Data segment >>
%%
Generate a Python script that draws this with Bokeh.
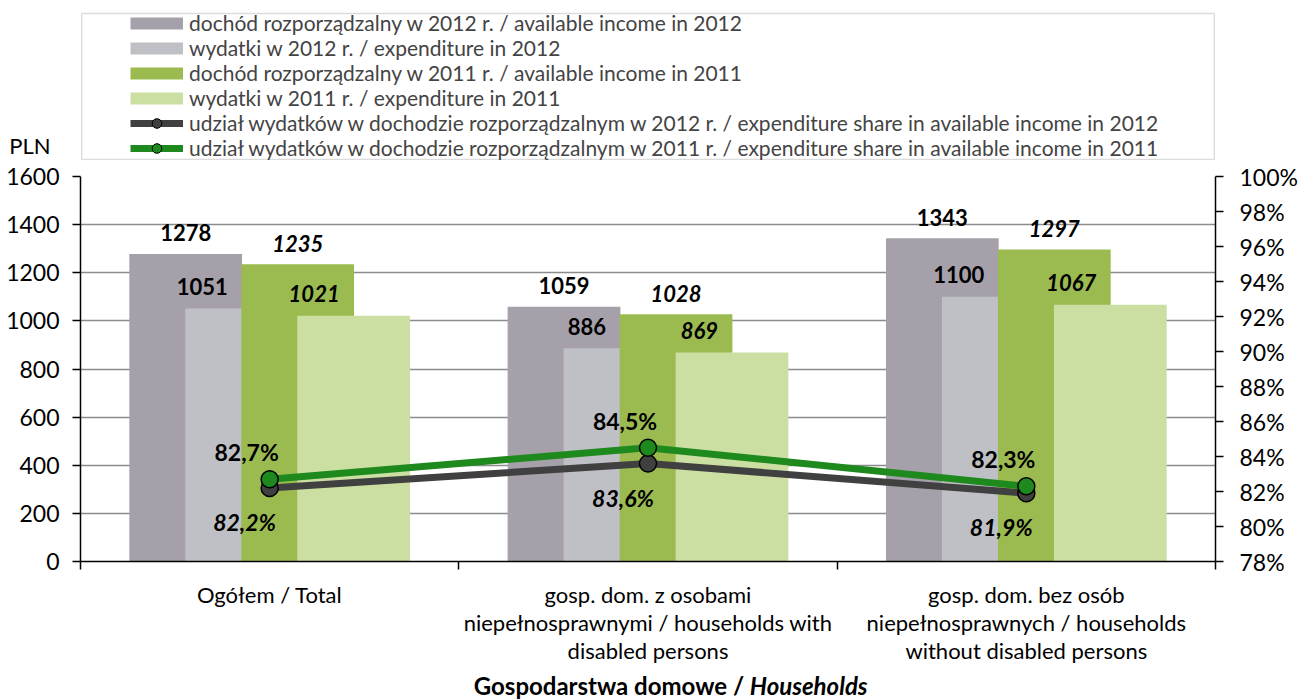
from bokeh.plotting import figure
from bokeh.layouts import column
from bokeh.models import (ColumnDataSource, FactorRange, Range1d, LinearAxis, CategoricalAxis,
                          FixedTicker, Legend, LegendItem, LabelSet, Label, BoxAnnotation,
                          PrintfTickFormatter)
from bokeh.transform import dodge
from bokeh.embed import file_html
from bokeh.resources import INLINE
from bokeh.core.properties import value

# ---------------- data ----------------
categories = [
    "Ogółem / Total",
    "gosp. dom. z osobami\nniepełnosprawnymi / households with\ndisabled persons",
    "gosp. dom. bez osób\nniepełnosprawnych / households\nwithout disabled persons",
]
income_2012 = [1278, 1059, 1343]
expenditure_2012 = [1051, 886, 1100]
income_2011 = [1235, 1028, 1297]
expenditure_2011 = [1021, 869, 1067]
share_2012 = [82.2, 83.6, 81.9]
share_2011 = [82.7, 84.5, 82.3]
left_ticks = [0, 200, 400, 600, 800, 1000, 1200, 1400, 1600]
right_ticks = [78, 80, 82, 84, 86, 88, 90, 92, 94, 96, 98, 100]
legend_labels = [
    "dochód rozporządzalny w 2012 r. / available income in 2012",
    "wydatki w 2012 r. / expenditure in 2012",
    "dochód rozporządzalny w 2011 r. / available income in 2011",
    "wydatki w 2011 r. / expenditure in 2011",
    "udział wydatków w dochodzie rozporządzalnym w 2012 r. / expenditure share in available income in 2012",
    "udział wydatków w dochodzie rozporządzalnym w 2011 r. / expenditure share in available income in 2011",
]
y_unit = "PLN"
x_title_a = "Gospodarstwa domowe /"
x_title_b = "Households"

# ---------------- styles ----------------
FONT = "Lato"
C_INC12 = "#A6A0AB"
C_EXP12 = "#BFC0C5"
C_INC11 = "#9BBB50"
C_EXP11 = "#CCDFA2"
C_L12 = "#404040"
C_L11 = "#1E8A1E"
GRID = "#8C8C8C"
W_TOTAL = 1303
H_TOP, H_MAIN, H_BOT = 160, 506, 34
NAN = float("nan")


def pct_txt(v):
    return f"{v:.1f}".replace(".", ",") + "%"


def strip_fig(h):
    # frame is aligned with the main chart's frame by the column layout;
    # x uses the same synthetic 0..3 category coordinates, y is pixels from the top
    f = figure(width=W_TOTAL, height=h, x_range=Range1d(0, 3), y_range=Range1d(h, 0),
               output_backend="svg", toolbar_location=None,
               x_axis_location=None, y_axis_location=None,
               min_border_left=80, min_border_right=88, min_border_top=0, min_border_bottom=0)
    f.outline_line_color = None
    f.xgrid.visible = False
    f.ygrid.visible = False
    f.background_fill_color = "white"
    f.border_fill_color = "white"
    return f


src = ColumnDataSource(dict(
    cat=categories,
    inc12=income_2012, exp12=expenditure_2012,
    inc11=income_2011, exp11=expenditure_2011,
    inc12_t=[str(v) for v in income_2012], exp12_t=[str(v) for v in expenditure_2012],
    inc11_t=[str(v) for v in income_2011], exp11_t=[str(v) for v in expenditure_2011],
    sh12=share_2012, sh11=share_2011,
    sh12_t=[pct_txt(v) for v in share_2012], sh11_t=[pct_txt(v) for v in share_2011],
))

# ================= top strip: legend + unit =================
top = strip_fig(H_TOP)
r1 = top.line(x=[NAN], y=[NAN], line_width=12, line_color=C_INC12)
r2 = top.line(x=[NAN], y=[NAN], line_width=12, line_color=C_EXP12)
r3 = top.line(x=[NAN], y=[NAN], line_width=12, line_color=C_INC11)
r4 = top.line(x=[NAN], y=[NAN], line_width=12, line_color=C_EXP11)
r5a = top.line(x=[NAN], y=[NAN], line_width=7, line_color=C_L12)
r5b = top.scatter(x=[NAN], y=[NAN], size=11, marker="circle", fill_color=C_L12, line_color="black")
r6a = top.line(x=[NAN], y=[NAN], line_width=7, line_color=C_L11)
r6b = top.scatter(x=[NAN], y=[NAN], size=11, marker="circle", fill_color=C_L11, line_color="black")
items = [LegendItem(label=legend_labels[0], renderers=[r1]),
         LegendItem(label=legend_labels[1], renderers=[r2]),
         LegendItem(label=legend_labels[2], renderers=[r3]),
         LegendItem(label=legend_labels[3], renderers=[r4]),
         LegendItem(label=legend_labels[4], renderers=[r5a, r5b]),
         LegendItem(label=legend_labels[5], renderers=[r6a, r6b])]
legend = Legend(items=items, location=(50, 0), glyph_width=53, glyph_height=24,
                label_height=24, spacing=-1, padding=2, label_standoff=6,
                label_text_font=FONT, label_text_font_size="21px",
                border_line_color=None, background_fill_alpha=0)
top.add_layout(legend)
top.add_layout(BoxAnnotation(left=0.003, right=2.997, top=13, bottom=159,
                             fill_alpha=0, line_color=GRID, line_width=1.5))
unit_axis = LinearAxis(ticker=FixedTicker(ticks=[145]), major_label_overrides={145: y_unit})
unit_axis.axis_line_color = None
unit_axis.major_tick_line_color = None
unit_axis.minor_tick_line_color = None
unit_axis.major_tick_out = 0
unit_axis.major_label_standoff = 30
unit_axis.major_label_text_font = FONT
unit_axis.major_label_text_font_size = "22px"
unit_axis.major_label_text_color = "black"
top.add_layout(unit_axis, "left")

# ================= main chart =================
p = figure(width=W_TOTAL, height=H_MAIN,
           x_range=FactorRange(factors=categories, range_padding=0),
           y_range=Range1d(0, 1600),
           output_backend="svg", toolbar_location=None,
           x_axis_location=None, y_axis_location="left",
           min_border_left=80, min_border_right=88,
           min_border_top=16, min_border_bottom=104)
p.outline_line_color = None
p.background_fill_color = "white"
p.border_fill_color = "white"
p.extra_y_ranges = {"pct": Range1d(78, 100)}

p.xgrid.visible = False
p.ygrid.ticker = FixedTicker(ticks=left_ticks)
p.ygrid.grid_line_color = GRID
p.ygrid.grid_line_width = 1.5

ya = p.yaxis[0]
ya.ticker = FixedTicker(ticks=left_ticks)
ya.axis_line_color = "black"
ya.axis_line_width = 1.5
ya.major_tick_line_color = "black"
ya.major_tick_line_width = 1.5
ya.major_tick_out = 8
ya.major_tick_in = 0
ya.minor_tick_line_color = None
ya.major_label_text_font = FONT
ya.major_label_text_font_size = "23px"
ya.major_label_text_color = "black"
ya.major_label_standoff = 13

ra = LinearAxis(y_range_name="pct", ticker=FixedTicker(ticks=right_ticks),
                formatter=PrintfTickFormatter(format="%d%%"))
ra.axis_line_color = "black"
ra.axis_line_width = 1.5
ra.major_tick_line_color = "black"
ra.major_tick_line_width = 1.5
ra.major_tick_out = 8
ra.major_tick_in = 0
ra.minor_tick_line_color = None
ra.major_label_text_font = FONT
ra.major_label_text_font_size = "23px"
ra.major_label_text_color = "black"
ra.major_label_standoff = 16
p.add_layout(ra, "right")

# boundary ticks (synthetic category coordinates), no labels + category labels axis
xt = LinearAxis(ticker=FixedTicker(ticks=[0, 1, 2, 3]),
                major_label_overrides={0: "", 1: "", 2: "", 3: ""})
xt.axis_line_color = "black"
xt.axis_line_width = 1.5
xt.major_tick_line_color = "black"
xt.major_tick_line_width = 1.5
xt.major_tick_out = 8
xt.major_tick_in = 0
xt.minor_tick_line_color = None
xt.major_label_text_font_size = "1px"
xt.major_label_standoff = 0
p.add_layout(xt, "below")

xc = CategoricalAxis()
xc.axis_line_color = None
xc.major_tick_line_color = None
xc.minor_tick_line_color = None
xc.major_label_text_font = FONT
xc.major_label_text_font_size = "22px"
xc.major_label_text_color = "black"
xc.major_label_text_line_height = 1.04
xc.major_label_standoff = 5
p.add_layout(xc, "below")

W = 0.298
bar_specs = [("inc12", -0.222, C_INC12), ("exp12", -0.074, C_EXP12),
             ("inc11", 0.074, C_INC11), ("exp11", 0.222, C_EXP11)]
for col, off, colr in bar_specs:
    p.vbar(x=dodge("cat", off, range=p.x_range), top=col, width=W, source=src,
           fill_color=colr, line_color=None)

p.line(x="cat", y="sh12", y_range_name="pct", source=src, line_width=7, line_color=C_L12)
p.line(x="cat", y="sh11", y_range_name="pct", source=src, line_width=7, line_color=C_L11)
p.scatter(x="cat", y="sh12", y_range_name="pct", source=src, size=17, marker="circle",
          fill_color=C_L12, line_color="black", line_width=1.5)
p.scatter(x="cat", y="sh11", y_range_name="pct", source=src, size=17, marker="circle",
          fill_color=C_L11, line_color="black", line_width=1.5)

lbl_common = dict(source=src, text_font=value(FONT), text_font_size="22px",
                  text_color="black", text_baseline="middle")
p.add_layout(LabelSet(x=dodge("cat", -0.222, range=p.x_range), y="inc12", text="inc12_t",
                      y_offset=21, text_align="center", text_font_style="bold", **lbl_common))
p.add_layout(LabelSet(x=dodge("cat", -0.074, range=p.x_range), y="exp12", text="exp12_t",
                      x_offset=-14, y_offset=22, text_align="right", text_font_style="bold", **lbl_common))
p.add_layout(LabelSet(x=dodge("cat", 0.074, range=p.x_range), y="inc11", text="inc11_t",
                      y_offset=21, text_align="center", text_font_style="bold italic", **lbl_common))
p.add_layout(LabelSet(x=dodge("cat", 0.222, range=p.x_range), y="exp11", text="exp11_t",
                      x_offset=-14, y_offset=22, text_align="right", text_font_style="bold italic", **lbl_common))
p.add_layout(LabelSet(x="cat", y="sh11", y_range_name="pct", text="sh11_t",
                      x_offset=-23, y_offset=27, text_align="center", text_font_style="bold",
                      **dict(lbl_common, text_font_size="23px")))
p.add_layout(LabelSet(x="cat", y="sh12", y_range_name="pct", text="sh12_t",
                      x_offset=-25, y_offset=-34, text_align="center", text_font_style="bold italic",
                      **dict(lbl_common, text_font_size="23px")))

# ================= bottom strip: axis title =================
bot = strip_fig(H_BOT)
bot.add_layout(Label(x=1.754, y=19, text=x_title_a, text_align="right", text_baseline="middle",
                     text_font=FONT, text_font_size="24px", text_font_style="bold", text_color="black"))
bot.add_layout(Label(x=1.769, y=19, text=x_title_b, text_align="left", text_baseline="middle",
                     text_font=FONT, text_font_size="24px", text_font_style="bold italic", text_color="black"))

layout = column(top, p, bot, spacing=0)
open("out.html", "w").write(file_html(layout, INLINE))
%%
Output exactly the span of lines from the top of the listing through the line holding "from bokeh.core.properties import value", and leave every picture out.

Result >>
Generate a Python script that draws this with Bokeh.
from bokeh.plotting import figure
from bokeh.layouts import column
from bokeh.models import (ColumnDataSource, FactorRange, Range1d, LinearAxis, CategoricalAxis,
                          FixedTicker, Legend, LegendItem, LabelSet, Label, BoxAnnotation,
                          PrintfTickFormatter)
from bokeh.transform import dodge
from bokeh.embed import file_html
from bokeh.resources import INLINE
from bokeh.core.properties import value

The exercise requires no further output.